É dessa sessão evocativa e de homenagem a um dos vultos da cultura nisense, que extraímos as palavras que seguem.
“Augusto Pinheiro, comerciante de profissão, viveu até aos 66 anos afastado das tintas e pincéis.
Fazia muitos desenhos para bordados, actividade a que se dedicava sua esposa.
Publicou dois números da revista de bordados "Ponto Real", com muitas flores e ramagens.
Ficava bastante impressionado quando visitava uma exposição de pintura, e com o desejo enorme de começar também a pintar.
Um dia pegou num lápis de cor e papel e fez um lindo desenho. Do papel passou ao pano e começou a fazer um pequeno quadro. Daí em diante nunca mais parou. Em 1970/71 passou pela casa Ferreira a comprar as primeira tintas a óleo, os secantes, e aprendeu a isolar as telas de linho, as quais também são preparados por si.
Dois anos mais tarde, já com os quadros prontos, escreveu ao senhor arquitecto, crítico e pintor Mário de Oliveira, pedindo o favor de passar pelo seu escritório para lhe mostrar umas simples pinturas. Viu, gostou, e o pintor nem queria acreditar, parecia uma criança, pois julgava que tudo aquilo era uma brincadeira sem valor.
Foi o arquitecto Mário de Oliveira que o encaminhou e encorajou para continuar a pintar, pois logo que tivesse duas ou três dezenas de quadros, voltaria a aparecer para seleccionar algumas das suas obras para um dia fazer uma exposição.
E assim foi, esta em Janeiro de 1974, na Galeria de Arte do Diário de Notícias.
Foi o seu primeiro êxito, pois a crítica a considerou como a mais coerente e inventiva. E pela mão daquele conceituado crítico, nesse mesmo ano, foi seleccionado para a exposição da A.I.C.A. (Associação Internacional dos Críticos de Arte), na Sociedade Nacional das Belas Artes, uma das exposições mais exigentes, porquanto é organizada por aquela associação.
A partir desta importante e significativa exposição a carreira artística de Augusto Pinheiro, teve sempre os maiores êxitos.”
(...)”A arte é, sem dúvida, a forma mais positiva de comunicação.

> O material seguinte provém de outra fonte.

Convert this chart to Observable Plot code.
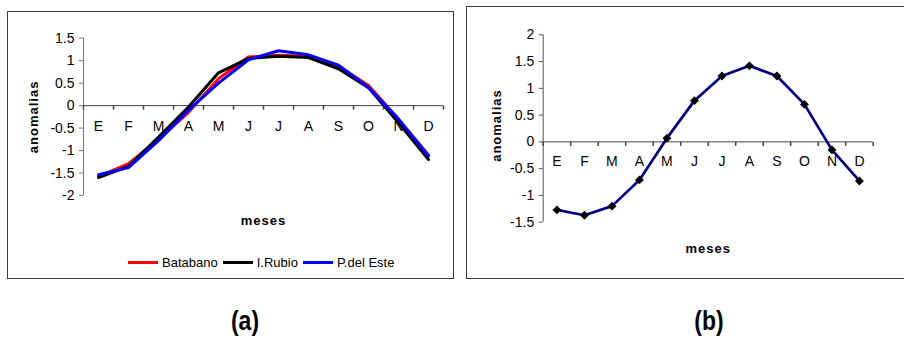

O artista erudito comunica uma mensagem; o artista que pratica o Naif não nos oferece essa mensagem, antes pinta como quem conta uma história ou relato emocional da sua personalidade.
É, isto, afinal, que nos tem oferecido Augusto Pinheiro: contar histórias da sua imaginação, cheia de encanto, de pureza e de lirismo.”